The lack of parallelization in this case is killing my code’s performance. Running my code using 18.7 is 25% slower than running it with 18.4.

Thanks!

  • Ron

Hi Ron,

Apologies that I missed you’re follow-up post. I was flying back from China that day.

I just added a problem report (TPR#26335) and sent it off to engineering.

Unfortunately I don’t have a good work around for you other than to make these explicit loops instead of using array syntax. If there are only a couple of arrays, it should be easy to make the switch, but if there are many, it will be a pain.

-Mat

% cat ron.F90
      module shear_profile
      real(8),dimension(:,:),allocatable :: v_shear_t, v_shear_p
      end module

      function foo(nt,ntm,np,npm)
      use shear_profile

      integer :: nt,ntm,np,npm,i
      real(8) :: rc, foo

      allocate (v_shear_t(ntm,np))
      allocate (v_shear_p(ntm,np))

!$acc enter data create(v_shear_t,v_shear_p)
!$acc kernels default(present)
      do i=1,ntm
        do j=1,np
          v_shear_t(i,j)=0.
          v_shear_p(i,j)=0.
        enddo
      enddo
!$acc end kernels

!$acc kernels loop default(present)
      do i=1,ntm
        do j=1,np
          rc = rc + v_shear_t(i,j)*v_shear_p(i,j)
        enddo
      enddo
      foo=rc

      end function foo

% pgf90 -ta=tesla:cc70 -Minfo=accel -c ron.F90 -V18.7
foo:
     14, Generating enter data create(v_shear_t(:,:),v_shear_p(:,:))
     15, Generating implicit present(v_shear_p(1:ntm,1:np),v_shear_t(1:ntm,1:np))
     16, Loop is parallelizable
     17, Loop is parallelizable
         Accelerator kernel generated
         Generating Tesla code
         16, !$acc loop gang, vector(128) ! blockidx%x threadidx%x
         17, !$acc loop gang ! blockidx%y
     24, Generating implicit present(v_shear_t(1:ntm,1:np),v_shear_p(1:ntm,1:np))
     25, Loop is parallelizable
     26, Loop is parallelizable
         Accelerator kernel generated
         Generating Tesla code
         25, !$acc loop gang, vector(128) ! blockidx%x threadidx%x
         26, !$acc loop gang ! blockidx%y
         27, Generating implicit reduction(+:rc)

Hi Ron,

I got an update for engineering:

Although the allocatable array assignment within an accelerator region is mostly reverting to Fortran 95 behavior in device code, we are still seeing a performance impact (compiler fails to parallelize the code) due to the compiler created allocate, reallocate, deallocate, or conformability calls. We are actively working on the fix for the future releases.
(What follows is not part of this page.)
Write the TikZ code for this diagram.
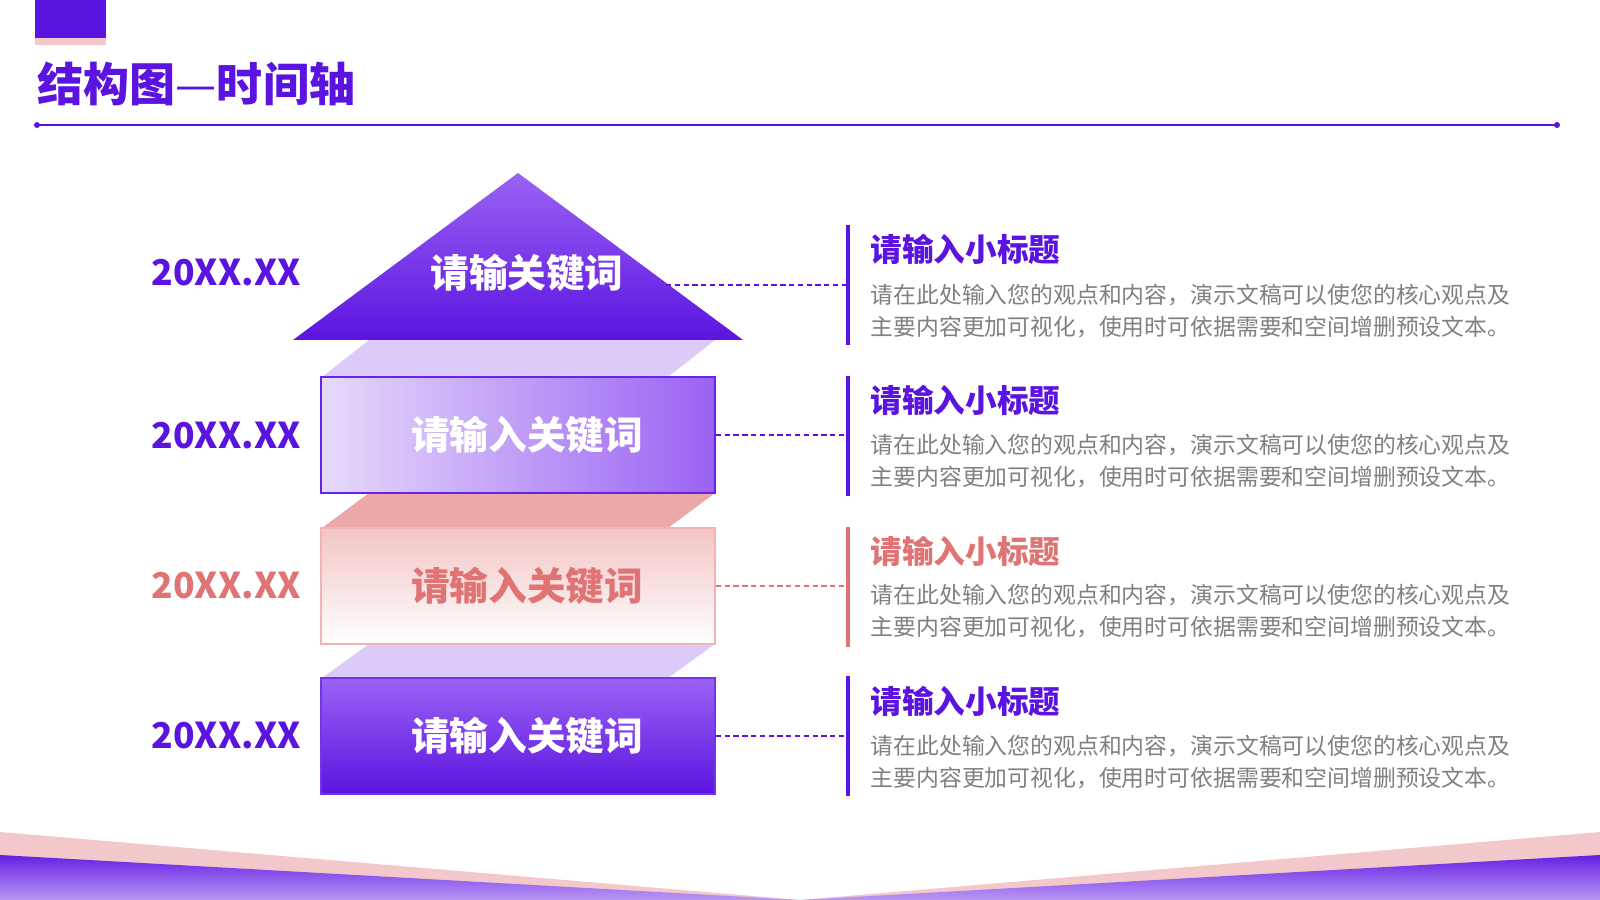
\documentclass[tikz,border=0pt]{standalone}
\usepackage{fontspec}
\setmainfont{Noto Sans CJK SC}
\definecolor{deeppurple}{HTML}{5B14E0}
\definecolor{midpurple}{HTML}{9A62F4}
\definecolor{lavender}{HTML}{DCCBF8}
\definecolor{palelavender}{HTML}{E6DAFA}
\definecolor{rosepink}{HTML}{EBA8A8}
\definecolor{rosetext}{HTML}{E07474}
\definecolor{roseedge}{HTML}{F0B4B4}
\definecolor{rosefill}{HTML}{F3C4C4}
\definecolor{blush}{HTML}{F2C8CA}
\definecolor{bodygray}{HTML}{808080}
\definecolor{bandlight}{HTML}{BA98F7}

\begin{document}
\begin{tikzpicture}[x=0.1mm,y=-0.1mm,
    datelabel/.style={font=\bfseries\fontsize{10.1}{12}\selectfont,text=deeppurple,anchor=west,inner sep=0pt},
    keybox/.style={minimum width=39.4mm,minimum height=11.6mm,inner sep=0pt,line width=0.5pt},
    keyword/.style={font=\bfseries\fontsize{11}{13}\selectfont,text=white,inner sep=0pt},
    subtitle/.style={font=\bfseries\fontsize{9}{11}\selectfont,text=deeppurple,anchor=west,inner sep=0pt},
    bodytext/.style={font=\fontsize{6.5}{8.96}\selectfont,text=bodygray,anchor=west,align=left,inner sep=0pt},
    linkline/.style={dash pattern=on 1.5pt off 1pt,line width=0.45pt,deeppurple},
    sidebar/.style={line width=0.9pt,deeppurple}]
    \fill[white](0,0)rectangle(1600,900);
    \useasboundingbox(0,0)rectangle(1600,900);

    % header
    \fill[deeppurple](35,0)rectangle(106,38);
    \fill[blush](35,38)rectangle(106,45);
    \node[anchor=west,inner sep=0pt,text=deeppurple,font=\bfseries\fontsize{13.1}{15}\selectfont](title)at(37,84){结构图{\mdseries —}时间轴};
    \coordinate(ruleL)at(37,125);
    \coordinate(ruleR)at(1557,125);
    \draw[deeppurple,line width=0.6pt](ruleL)--(ruleR);
    \fill[deeppurple](ruleL)circle(3);
    \fill[deeppurple](ruleR)circle(3);

    % bottom band
    \fill[blush](0,832)--(800,900)--(1600,832)--(1600,900)--(0,900)--cycle;
    \shade[top color=deeppurple!85!midpurple,bottom color=bandlight](0,855)--(800,900)--(1600,855)--(1600,900)--(0,900)--cycle;

    % slanted faces
    \fill[lavender](322,377)--(668,377)--(715,340)--(369,340)--cycle;
    \fill[rosepink](322,528)--(668,528)--(715,493)--(369,493)--cycle;
    \fill[lavender](322,678)--(668,678)--(715,644)--(369,644)--cycle;

    % arrow head
    \shade[top color=midpurple,bottom color=deeppurple](518,173)--(743,340)--(293,340)--cycle;
    \node[keyword](kw1)at(527,273){请输关键词};
    \coordinate(tri)at(666,285);

    % boxes
    \node[keybox,left color=palelavender,right color=midpurple,draw=deeppurple!80!midpurple](box2)at(518,435){};
    \node[keybox,top color=rosefill,bottom color=white,draw=roseedge](box3)at(518,586){};
    \node[keybox,top color=midpurple,bottom color=deeppurple,draw=deeppurple!60!midpurple](box4)at(518,736){};
    \node[keyword](kw2)at([xshift=0.9mm]box2.center){请输入关键词};
    \node[keyword,text=rosetext](kw3)at([xshift=0.9mm]box3.center){请输入关键词};
    \node[keyword](kw4)at([xshift=0.9mm]box4.center){请输入关键词};

    % dates
    \node[datelabel](d1)at(151,273){20XX.XX};
    \node[datelabel](d2)at(151,436){20XX.XX};
    \node[datelabel,text=rosetext](d3)at(151,586){20XX.XX};
    \node[datelabel](d4)at(151,736){20XX.XX};

    % side bars
    \draw[sidebar](848,225)--(848,345);
    \draw[sidebar](848,376)--(848,496);
    \draw[sidebar,rosetext](848,527)--(848,647);
    \draw[sidebar](848,676)--(848,796);
    \coordinate(bar1)at(848,285);
    \coordinate(bar2)at(848,435);
    \coordinate(bar3)at(848,586);
    \coordinate(bar4)at(848,736);

    % connectors
    \draw[linkline](tri)--(bar1);
    \draw[linkline](box2.east)--(bar2);
    \draw[linkline,rosetext](box3.east)--(bar3);
    \draw[linkline](box4.east)--(bar4);

    % descriptions
    \node[subtitle](h1)at(870,249){请输入小标题};
    \node[bodytext](t1)at(870,311){请在此处输入您的观点和内容，演示文稿可以使您的核心观点及\\主要内容更加可视化，使用时可依据需要和空间增删预设文本。};
    \node[subtitle](h2)at(870,400){请输入小标题};
    \node[bodytext](t2)at(870,461){请在此处输入您的观点和内容，演示文稿可以使您的核心观点及\\主要内容更加可视化，使用时可依据需要和空间增删预设文本。};
    \node[subtitle,text=rosetext](h3)at(870,551){请输入小标题};
    \node[bodytext](t3)at(870,611){请在此处输入您的观点和内容，演示文稿可以使您的核心观点及\\主要内容更加可视化，使用时可依据需要和空间增删预设文本。};
    \node[subtitle](h4)at(870,701){请输入小标题};
    \node[bodytext](t4)at(870,762){请在此处输入您的观点和内容，演示文稿可以使您的核心观点及\\主要内容更加可视化，使用时可依据需要和空间增删预设文本。};
\end{tikzpicture}
\end{document}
For more information about Fortran 2003 Allocatable Arrays please see:

-Mat

Thanks for the update.

Great blog post!

I have changed all my “a=b” statements to a(:,:,:)=b(:,:,:) and it looks like the code is parallelizing all statements.

FYI for others coming to this thread, the issue should be fixed in versions 19.5 and above.